April 20, 2021- 4:57 p.m.
The House on Tuesday rejected a Republican resolution to censure Rep. Maxine Waters (D-Calif.) for saying that “we’ve got to get more confrontational” about police brutality against African Americans.
Lawmakers voted along party lines 216-210, with no defections on either side, to table the resolution from Minority Leader Kevin McCarthy (R-Calif.) that would have issued the chamber’s harshest disapproval short of expulsion.
Republicans argued that Waters incited violence with her remarks at a protest over the weekend in Minneapolis, where tensions are spiking over the trial of Derek Chauvin, the former police officer who’s charged with the murder of George Floyd, and the recent police killing of Daunte Wright.
The resolution’s text cites comments on Monday from the judge in the Chauvin trial who criticized the remarks from Waters and warned they could give the defense “something on appeal that may result in this whole trial being overturned.”
Democrats casted Republicans’ outrage over Waters as hypocritical, given how many of them defended former President Trump, Rep. Marjorie Taylor Greene (R-Ga.) and other GOP lawmakers accused of inciting violence ahead of the Jan. 6 insurrection or of other misconduct.
House Democratic Caucus Chairman Hakeem Jeffries (N.Y.) cited the examples of Reps. Lauren Boebert (Colo.), Matt Gaetz (Fla.) and Greene and described each as a “mess.”
“Clean up your mess, Kevin. Sit this one out. You’ve got no credibility here,” Jeffries said.
House Minority Whip Steve Scalise (R-La.) dodged a question at a press conference earlier Tuesday about why Republicans believed Waters deserved censure but not Rep. Mo Brooks (R-Ala.), who said at a rally outside the White House on Jan. 6 that “today is the day American patriots start taking down names and kicking ass.”

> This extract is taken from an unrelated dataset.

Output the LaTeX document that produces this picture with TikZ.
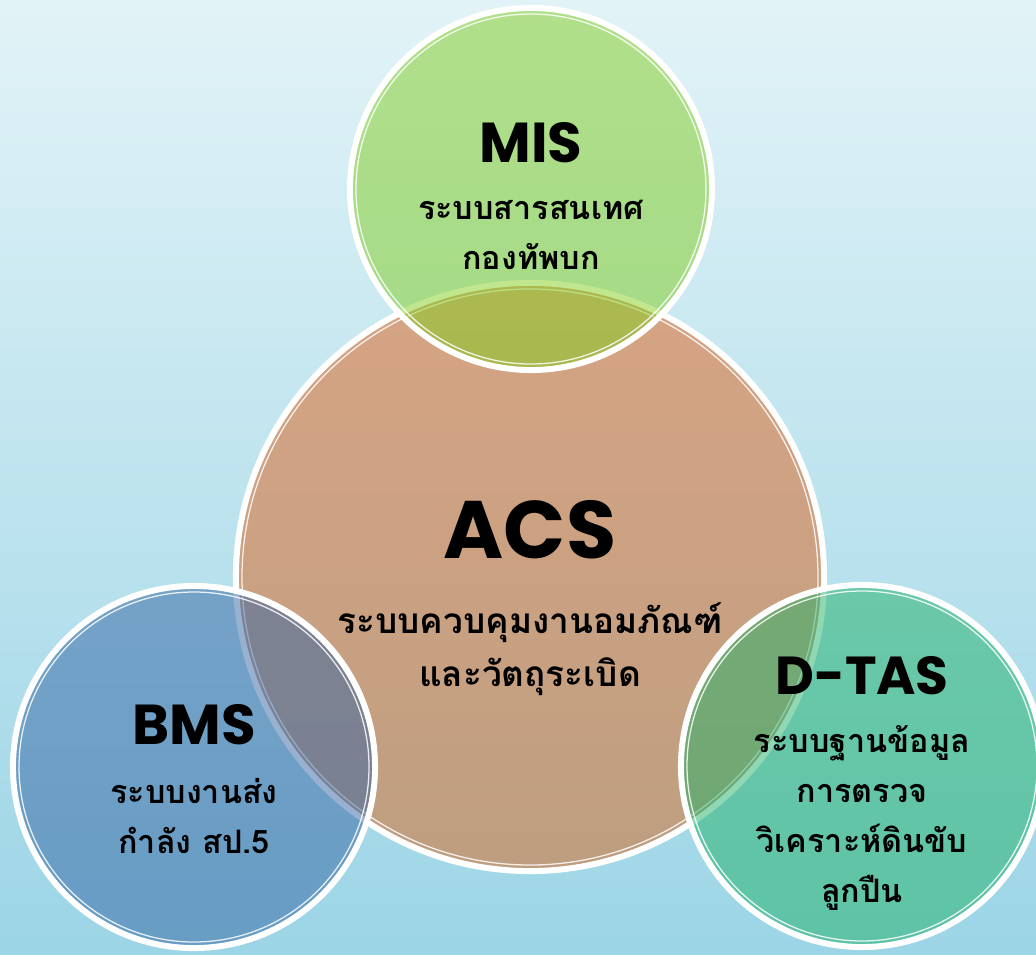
\documentclass[tikz,border=0pt]{standalone}
\usepackage{fontspec}
\newfontfamily\thaifont[Script=Thai]{Loma}
\newfontfamily\titlefont{Poppins}
\usetikzlibrary{positioning}
\definecolor{bgtop}{RGB}{226,243,247}
\definecolor{bgbot}{RGB}{156,213,230}
\definecolor{acstop}{RGB}{214,164,132}
\definecolor{acsbot}{RGB}{190,158,128}
\definecolor{misfill}{RGB}{130,206,30}
\definecolor{bmsfill}{RGB}{52,101,164}
\definecolor{dtasfill}{RGB}{33,178,104}
\begin{document}
\begin{tikzpicture}[x=0.025cm, y=-0.025cm,
    sys/.style = {circle, draw=white, line width=4.25pt, minimum size=9.05cm,
        fill opacity=0.5, inner sep=0pt},
    txt/.style = {align=center, inner sep=0pt,
        font=\thaifont\bfseries\fontsize{23}{35.5}\selectfont},
    title/.style = {font=\titlefont\bfseries\fontsize{#1}{#1}\selectfont},
    ring/.style = {white, line width=0.9pt, opacity=0.85}]
    \useasboundingbox (0,0) rectangle (1036,954);
    \shade[top color=bgtop, bottom color=bgbot] (0,0) rectangle (1036,954);
    % centre circle
    \node[sys, minimum size=14.7cm, fill opacity=1, top color=acstop, bottom color=acsbot] (acs) at (530,577) {};
    \draw[ring] (acs.center) circle (288);
    % satellites
    \node[sys, fill=misfill] (mis) at (531,189) {};
    \draw[ring] (mis.center) circle (175);
    \node[sys, fill=bmsfill] (bms) at (194,767) {};
    \draw[ring] (bms.center) circle (175);
    \node[sys, fill=dtasfill] (dtas) at (862,766) {};
    \draw[ring] (dtas.center) circle (175);
    % texts
    \node[txt, font=\thaifont\bfseries\fontsize{25}{37.5}\selectfont] (acs-txt) at (530,598)
        {{\titlefont\bfseries\fontsize{58}{58}\selectfont ACS}\\[16pt]
         ระบบควบคุมงานอมภัณฑ์\\ และวัตถุระเบิด};
    \node[txt] (mis-txt) at (531,196)
        {{\titlefont\bfseries\fontsize{40}{40}\selectfont MIS}\\[5pt]
         ระบบสารสนเทศ\\ กองทัพบก};
    \node[txt] (bms-txt) at (194,779)
        {{\titlefont\bfseries\fontsize{40}{40}\selectfont BMS}\\[7pt]
         ระบบงานส่ง\\ กำลัง สป.5};
    \node[txt] (dtas-txt) at (862,783)
        {{\titlefont\bfseries\fontsize{38}{38}\selectfont D-TAS}\\[6pt]
         ระบบฐานข้อมูล\\ การตรวจ\\ วิเคราะห์ดินขับ\\ ลูกปืน};
\end{tikzpicture}
\end{document}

“Well, first of all I’ve been very clear in speaking out against any kind of political rhetoric that incites violence,” Scalise said, before pivoting back to Waters.
“Right now I haven’t heard any Democrats speaking out against what Maxine has said. And it’s time for Democrats to speak out when they see it on both sides. They only want to speak out on one side of the aisle, not on both. And that hypocrisy, I think, is starting to shine through.”

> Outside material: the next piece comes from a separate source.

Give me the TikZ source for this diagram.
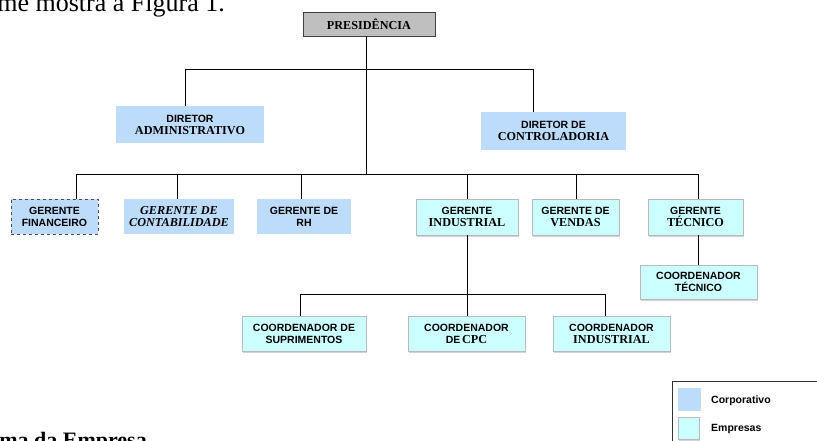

House Democratic leaders all rallied behind Waters, but their margin for defeating McCarthy’s resolution was extraordinarily tight. They can currently only afford two defections and still prevail on any vote in the face of unified GOP opposition.
Many centrist Democrats in swing districts are sensitive to any incendiary remarks about police, after blaming progressive activists’ calls for “defunding the police” for their electoral losses last November.
Republicans have seized on censuring Waters days after outcry over initial plans by Greene and Rep. Paul Gosar (R-Ariz.) to launch a caucus with a draft policy platform that called for promoting “Anglo-Saxon political traditions” and infrastructure that reflects “European architecture.”
McCarthy and other top House Republicans quickly distanced themselves from the proposed caucus that threatened to subject the party to an internal debate over white supremacy. But in the last few days, Republicans have united around sanctioning Waters.
Waters said on Saturday while attending an anti-police brutality protest in Minnesota that “we’ve got to get justice in this country, and we cannot allow these killings to continue.”
“We’ve got to stay on the street, and we’ve got to get more active. We’ve got to get more confrontational. We’ve got to make sure that they know that we mean business,” Waters told reporters.
Waters maintained in an interview with The Grio on Monday that she wasn’t encouraging violence.
“I talk about confronting the justice system, confronting the policing that’s going on, I’m talking about speaking up. I’m talking about legislation. I’m talking about elected officials doing what needs to be done to control their budgets and to pass legislation,” Waters said.
It’s not the first time that Waters, the outspoken House Financial Services Committee chairwoman and senior member of the Congressional Black Caucus, has drawn ire from Republicans.
Waters encouraged supporters in 2018 to harass Trump administration officials in public over the separation of migrant families, saying that “if you see anybody from that Cabinet in a restaurant, in a department store, at a gasoline station, you get out and you create a crowd. And you push back on them. And you tell them they’re not welcome anymore, anywhere.”
And in 2017, Waters told a crowd that she would “go and take out Trump tonight.”